Monday, October 13, 2014

Illinois Workers Comp Rates Down--Premiums, Not So Much

Here's an interesting article from Business Insurance about how Illinois construction companies have not seen a decrease in Workers Comp premiums, even though there have been highly touted reductions in insurance rates in recent years.

This illustrates something I have written about before--just because manual rates go down, it doesn't mean the actual premiums paid by employers do the same. For one thing, this reduction in manual rates has coincided with a change in the NCCI experience modification factor formula. So even as manual rates decline, many employers have seen sharp increases in experience mods that more than offset any rate decreases.

And of course, there are lots of mechanisms for insurers to offset manual rate reductions in other ways, mainly by adjusting the use of Schedule Credit or Debits.  So a decrease in manual rates doesn't translate to an automatic decrease in premiums in the so-called Voluntary Market. And even in the Assigned Risk Plan, the change in the experience mod formula would more than offset the manual rate decrease for many employers.

Something to keep in mind when politicians hype the effectiveness of recent "reforms" in the benefits paid to injured workers.

Friday, October 10, 2014

New Oregon Study Ranks State Workers Comp Cost

The Oregon Department of Consumer and Business Services has released its latest studyranking the relative costliness of Workers Compensation insurance in all the various states.  The 'winner' this year, for most costly state, is California. And in our own experience, not only is California an exceedingly expensive state to buy Workers Compensation insurance, t is also a state where the regulatory and oversight mechanisms seem particularly poor, in terms of the redress and protection provided to employers in disputes over premiums, audits, classifications, and modifiers.

California goes its own way when it comes to Workers Compensation insurance, using its own rating bureau with its own distinctive manual of rules--and the biggest source of WC insurance is the State Compensation Insurance Fund, a state owned and operated WC fund that competes with private insurance. The combination of all these factors, really high premium rates and really crappy regulatory oversight, combined with a particularly high-handed State Fund means that employers in the Golden State have a really, really tough time of it. If you think your Workers Compensation insurance costs are a burden, just thank the business gods that you're not in California--unless you are, which in that case means you're really, really taking it on the chin.

Thursday, October 9, 2014

New York Small Biz Learning Hard Lesson About Group WC Trusts

This is one of those stories that pops up repeatedly, in different states at different times, but never seems to ever go away for long, because various states seem unable to resist the lure of cheaper Workers Comp alternatives without making sure adequate regulatory oversight is in place to avoid disaster down the road.

It's happened here in Illinois in the past, in Kentucky, and in other states that have allowed group self-insurance trusts for Workers Compensation coverage. Without effective oversight, some of these plans inevitably dig themselves into a hole from there is no escape. They underprice coverage, getting business in the short term, but eventually those long-tail WC claims eat them alive.

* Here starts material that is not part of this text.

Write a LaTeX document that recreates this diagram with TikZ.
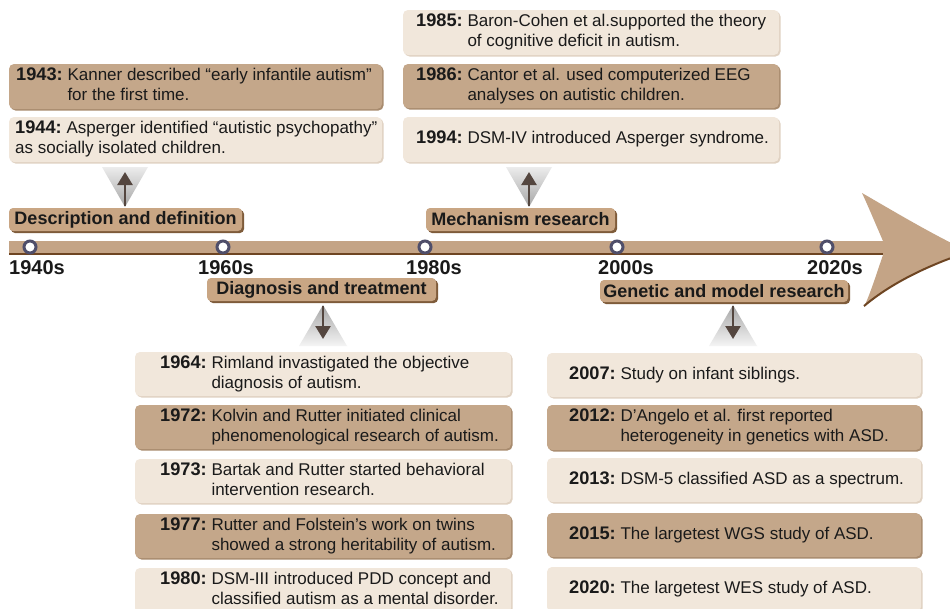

Then the former members of these trust start getting bills for huge amounts, as they are held responsible for their proportionate share of the huge shortfall of the fund to which they were once a member. It isn't fair, it's a huge and crushing burden to many small businesses, and those who created the problem--lawmakers and those who ran the trusts--typically avoid the painful fallout.

Florida Officials Courageously Target Exploited Workers

...the employers who exploit them, not so much, apparently. And in the process, of course, helps reward employers who hire undocumented laborers.

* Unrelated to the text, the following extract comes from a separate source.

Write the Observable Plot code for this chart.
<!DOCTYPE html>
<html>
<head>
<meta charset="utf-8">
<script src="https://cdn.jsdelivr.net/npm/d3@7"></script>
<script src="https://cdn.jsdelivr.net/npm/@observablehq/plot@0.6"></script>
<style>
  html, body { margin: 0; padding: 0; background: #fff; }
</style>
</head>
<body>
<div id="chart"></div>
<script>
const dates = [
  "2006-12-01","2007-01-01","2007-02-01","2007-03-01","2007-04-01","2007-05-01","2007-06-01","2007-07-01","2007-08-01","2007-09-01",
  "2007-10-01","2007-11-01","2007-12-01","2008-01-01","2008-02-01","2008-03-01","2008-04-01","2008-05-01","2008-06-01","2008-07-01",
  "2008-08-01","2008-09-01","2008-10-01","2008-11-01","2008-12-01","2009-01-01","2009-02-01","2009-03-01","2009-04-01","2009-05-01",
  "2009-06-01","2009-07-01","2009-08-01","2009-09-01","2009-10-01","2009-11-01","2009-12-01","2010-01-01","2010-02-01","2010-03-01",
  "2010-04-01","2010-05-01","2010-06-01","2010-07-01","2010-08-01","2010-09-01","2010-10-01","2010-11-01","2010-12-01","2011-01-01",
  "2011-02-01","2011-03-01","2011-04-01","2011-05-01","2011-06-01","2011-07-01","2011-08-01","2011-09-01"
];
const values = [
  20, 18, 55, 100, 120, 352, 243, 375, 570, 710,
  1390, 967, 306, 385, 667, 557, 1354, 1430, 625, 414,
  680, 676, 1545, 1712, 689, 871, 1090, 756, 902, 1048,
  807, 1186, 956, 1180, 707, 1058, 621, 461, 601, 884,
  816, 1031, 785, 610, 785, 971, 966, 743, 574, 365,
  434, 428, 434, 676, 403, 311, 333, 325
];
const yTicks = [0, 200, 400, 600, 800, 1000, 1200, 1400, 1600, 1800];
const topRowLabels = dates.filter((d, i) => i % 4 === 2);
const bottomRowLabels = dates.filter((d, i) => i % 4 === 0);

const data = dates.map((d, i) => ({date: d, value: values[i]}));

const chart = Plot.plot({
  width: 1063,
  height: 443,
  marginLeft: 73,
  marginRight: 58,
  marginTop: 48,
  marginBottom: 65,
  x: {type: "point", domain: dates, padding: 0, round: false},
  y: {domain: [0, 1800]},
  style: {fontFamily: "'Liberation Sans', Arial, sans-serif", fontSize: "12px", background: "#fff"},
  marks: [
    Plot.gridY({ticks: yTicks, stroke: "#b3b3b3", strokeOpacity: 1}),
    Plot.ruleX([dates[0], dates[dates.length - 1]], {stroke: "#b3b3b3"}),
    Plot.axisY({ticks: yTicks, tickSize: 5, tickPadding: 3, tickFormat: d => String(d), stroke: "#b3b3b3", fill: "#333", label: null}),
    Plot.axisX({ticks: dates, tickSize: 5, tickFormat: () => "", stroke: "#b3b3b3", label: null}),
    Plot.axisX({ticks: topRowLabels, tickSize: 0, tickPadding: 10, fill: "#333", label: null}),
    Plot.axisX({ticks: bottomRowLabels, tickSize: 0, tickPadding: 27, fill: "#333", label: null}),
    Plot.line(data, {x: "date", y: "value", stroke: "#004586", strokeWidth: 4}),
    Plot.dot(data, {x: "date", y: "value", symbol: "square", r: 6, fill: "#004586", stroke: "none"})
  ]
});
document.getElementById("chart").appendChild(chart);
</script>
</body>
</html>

This article in the Insurance Journal explains that Florida officials have been touting the arrests of undocumented workers who used fake ID to get work (and thus get Workers Comp coverage). Apparently, those workers foolhardy enough to actually make a claim when injured at work were instead arrested.

According to the article, there have been way more cases against such workers than there have been against the employers who benefit from such exploitation. And the beauty of this all is that the system rewards employers who use such desperate workers, because if the injured workers are afraid to file claims when injured, the experience modification factors for these employers will stay low--lower than the modifiers of companies that play by the rules and hire legal workers.

For companies in construction trades in particular, keeping experience modifiers low is an increasingly critical matter--more and more, customers are insisting on experience modifiers at 1.00 or lower in order to even bid on projects. And the new NCCI experience mod formula is pushing a lot of smaller companies over that all-important threshold, with dire consquences.

So nice to know that Florida authorities are focusing their efforts on the poor desperate people who do the dangerous and difficult work, and not the shady employers who take advantage of them (and in the process, gain a huge advantage over honest employers.) 

Thursday, July 31, 2014

North Carolina Avoids Rewarding Employers Of Undocumented Workers (For Now)

North Carolina has stripped out a provision of a recent bill that would have precluded Workers Compensation benefits for undocumented workers. But, they promise, they will take up the idea at some future legislative gathering.

Sigh. So the bad penny of Workers Compensation law may yet return again. Because if undocumented workers are prohibited from actually being compensated when they are maimed or other injured at work, it means that those employers who hire them would get a big advantage over employers who employ legal workers.

If undocumented workers can't get compensated under the law, this means the experience modification factor for employers who hire them will end up significantly lower than the mods for law-abiding competitors. After all, if the worker who loses some fingers, or a hand, or has a should go out, can't actually make a claim, there's nothing to report for the experience modifier.So this ill-conceived "reform" would actually create a significant financial incentive for employers to hire undocumented workers.

Not exactly what the legislators of North Carolina likely had in mind. I suspect the sponsors of this provision were mainly interested in making sure that desperate people could more easily be exploited and injured by employers without financial consequence to those employers, and at the same time provide a convenient platform for political grandstanding and fundraising.

South Carolina also recently considered, and then abandoned, such a change in their law. But the idea keeps cropping up, and some benighted states have actually enacted such restrictions.

Given the current state of our politics, and the desire by certain lawmakers to curry favor with the most fanatic of our nativist crusaders, I am sure this idea will keep coming up for consideration. And if and when enacted, it will be an object lesson in unintended consequences, by rewarding employers who hire undocumented workers with financial gain.

As for all those shorn fingers, mangled toes, blown-out shoulders and backs of undocumented workers, well, that's really not the concern of certain politicians and their allies. They don't allow blood and body parts on the floors of most state legislatures, it might upset the delicate digestions of the lawmakers.